Agreements between undertakings are not regarded as restricting competition and, therefore, do not need to be notified to the Commission where their purpose is a form of authorised cooperation, such as: the joint carrying out of comparative studies, the joint preparation of statistics and models, the joint study of markets, cooperation on accounting, joint financial guarantees, the joint execution of research and development contracts, the joint use of means of production, storage and transport and, under certain conditions, the joint performance of orders, joint selling, joint after-sales and repair service and joint advertising [Commission notice].
In order to lift any doubts the Commission specified in two communications the characteristics of very common contractual relations concerning exclusive representation and subcontracting, which do not fall under the prohibition of Article 81, paragraph 1 of the TEC (new Article 101 § 1 of the TFEU), provided that they do not establish absolute territorial protection.
Thus, the Commission considers that an exclusive representation contract concluded between a "commercial agent", who does not accept any liability for the financial risks involved in the transactions and he in fact acts only as a simple middleman for a "principal", is not covered by Article 81 paragraph 1 [Commission notice]. In the case of exclusive representation, it must be ascertained whether or not there is economic integration between the agent and the principal, and to judge that the Commission attaches greater importance to economic reality than to the legal form of relations between undertakings. Thus, the distributor who holds, as owner, a considerable stock of the product covered by the contract or who, at his own expense, provides a significant service to his clientele free of payment or who himself determines the selling prices or the other conditions of the transaction, is regarded as a self-employed trader, in which case Article 81 paragraph 1 (TEC, new Article 101 § 1 TFEU) applies. However, Article 101 paragraph 1 does not apply in relations between a parent company and its subsidiary, where the latter is not free to determine its action on the market.

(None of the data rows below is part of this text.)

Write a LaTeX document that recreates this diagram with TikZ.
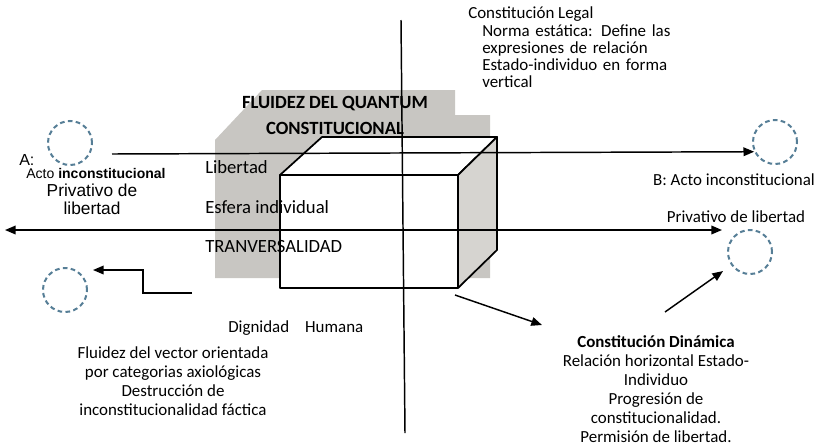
\documentclass[tikz,border=0pt]{standalone}
\usepackage{fontspec}
\setmainfont{Carlito}
\newfontfamily\arialfont{Liberation Sans}
\usetikzlibrary{arrows.meta}
\definecolor{circblue}{RGB}{86,126,150}
\definecolor{shadegray}{RGB}{200,198,194}
\definecolor{sidegray}{RGB}{214,212,208}
\lineskiplimit=-20pt
\begin{document}
\begin{tikzpicture}[x=0.75pt,y=-0.75pt,
    vec/.style={line width=1.1pt,-{Triangle[length=8pt,width=6.5pt]}},
    axis/.style={line width=1.1pt},
    ring/.style={circle,draw=circblue,line width=1.5pt,dash pattern=on 3.5pt off 2.5pt,minimum size=33pt,inner sep=0pt},
    face/.style={draw,line width=1.3pt,line join=round},
    txt/.style={inner sep=0pt,font=\fontsize{12.7}{14.25}\selectfont},
    bigtxt/.style={inner sep=0pt,font=\fontsize{14}{19.5}\selectfont}]
                    \useasboundingbox (0,0) rectangle (821,447);
                    
                    % Drawing grey shade behind the block
                    \fill [shadegray] (215,278) -- (215,140) -- (262,90) -- (455,90) -- (455,115) -- (490,115) -- (490,278) -- cycle;%
                    
                    % Drawing block faces
                    \coordinate (fa) at (280,175);%
                    \coordinate (fb) at (458,175);%
                    \coordinate (fc) at (458,288);%
                    \coordinate (fd) at (280,288);%
                    \coordinate (ba) at (322,137);%
                    \coordinate (bb) at (497,137);%
                    \coordinate (bc) at (497,250);%
                    \filldraw [face, fill=white] (fa) -- (fb) -- (fc) -- (fd) -- cycle;%
                    \filldraw [face, fill=white] (fa) -- (ba) -- (bb) -- (fb) -- cycle;%
                    \filldraw [face, fill=sidegray] (fb) -- (bb) -- (bc) -- (fc) -- cycle;%
                    
                    % Marking title and block texts
                    \node (title) [bigtxt, font=\fontsize{14}{19.5}\selectfont\bfseries, align=center] at (335,115) {FLUIDEZ DEL QUANTUM\\CONSTITUCIONAL};%
                    \node (libertad) [bigtxt, anchor=west] at (205,167) {Libertad};%
                    \node (esfera) [bigtxt, anchor=west] at (205,207) {Esfera individual};%
                    \node (tranv) [bigtxt, anchor=west] at (205,247) {TRANVERSALIDAD};%
                    
                    % Marking dashed circles
                    \node (circA) [ring] at (70,143) {};%
                    \node (circB) [ring] at (775,142) {};%
                    \node (circC) [ring] at (750,252) {};%
                    \node (circD) [ring] at (65,290) {};%
                    
                    % Drawing axis V
                    \coordinate (axtop) at (401,20);%
                    \coordinate (axbot) at (405,433);%
                    \draw [axis] (axtop) -- (axbot);%
                    
                    % Drawing vector A B
                    \coordinate (abstart) at (112,154);%
                    \draw [vec] (abstart) -- (circB.205);%
                    
                    % Drawing double vector H
                    \coordinate (midL) at (5,230);%
                    \coordinate (midR) at (722,230);%
                    \draw [vec, {Triangle[length=8pt,width=6.5pt]}-{Triangle[length=8pt,width=6.5pt]}] (midL) -- (midR);%
                    
                    % Drawing elbow vector
                    \coordinate (elbstart) at (192,293);%
                    \coordinate (elbend) at (93,270);%
                    \draw [vec] (elbstart) -- ++(-49,0) |- (elbend);%
                    
                    % Drawing vector to circle C
                    \coordinate (dynstart) at (665,312);%
                    \draw [vec, shorten >=7.5pt] (dynstart) -- (circC);%
                    
                    % Drawing vector from block corner
                    \coordinate (cornstart) at (455,295);%
                    \coordinate (cornend) at (542,325);%
                    \draw [vec] (cornstart) -- (cornend);%
                    
                    % Marking texts of A
                    \node (alabel) [inner sep=0pt, anchor=west, font=\arialfont\fontsize{12}{14}\selectfont] at (19,160) {A:};%
                    \node (aacto) [inner sep=0pt, font=\arialfont\fontsize{10.5}{13}\selectfont] at (96,173) {Acto \textbf{inconstitucional}};%
                    \node (apriv) [inner sep=0pt, align=center, font=\arialfont\fontsize{13}{13.5}\selectfont] at (92,199) {Privativo de\\libertad};%
                    
                    % Marking texts of B
                    \node (bacto) [txt] at (734,180) {B: Acto inconstitucional};%
                    \node (bpriv) [txt] at (736,217) {Privativo de libertad};%
                    
                    % Marking static constitution text
                    \node (legal) [txt, anchor=west] at (468,14) {Constitución Legal};%
                    \node (norma) [txt, font=\fontsize{12.7}{12.75}\selectfont, anchor=north west, text width=151pt, align=left] at (482,24) {%
                      \makebox[\linewidth][s]{Norma estática: Define las}\\
                      \makebox[\linewidth][s]{expresiones de relación}\\
                      \makebox[\linewidth][s]{Estado-individuo en forma}\\
                      vertical};%
                    
                    % Marking human dignity text
                    \node (dignidad) [txt, anchor=west] at (228,328) {Dignidad\hspace{12pt}Humana};%
                    \node (fluidez) [txt, align=center] at (173,381) {Fluidez del vector orientada\\por categorias axiológicas\\Destrucción de\\inconstitucionalidad fáctica};%
                    
                    % Marking dynamic constitution text
                    \node (dinamica) [txt, align=center] at (656,389) {\textbf{Constitución Dinámica}\\Relación horizontal Estado-\\Individuo\\Progresión de\\constitucionalidad.\\Permisión de libertad.};%
                \end{tikzpicture}
\end{document}
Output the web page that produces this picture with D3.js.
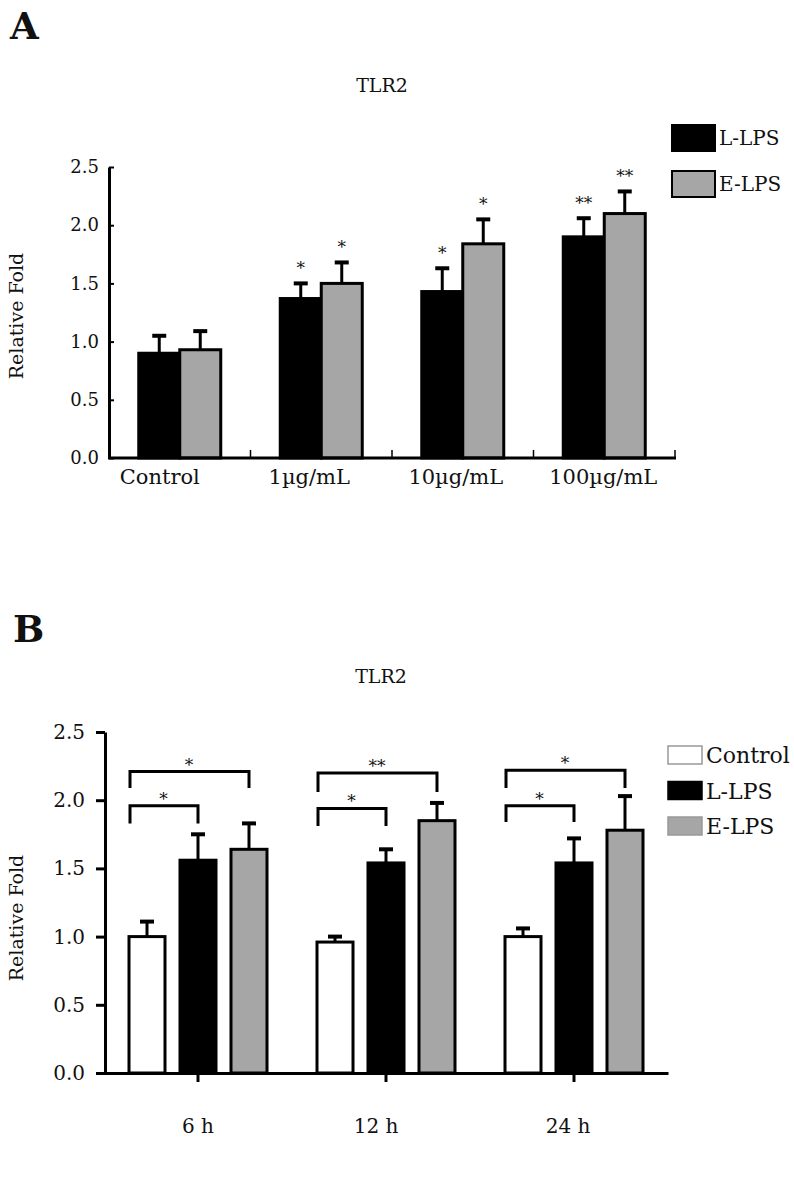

Subcontracts are also allowed according to the Commission [Commission notice, see also section 17.2.4]. Subcontracting usually involves, for a small undertaking, known as the "subcontractor", performance of an order for a large undertaking, known as the "principal", in accordance with the directives of the latter. The Commission considers that the obligation to supply only to the latter manufactured objects or work executed does not restrict competition within the meaning of Article 81 of the EC Treaty (Article 101 TFEU).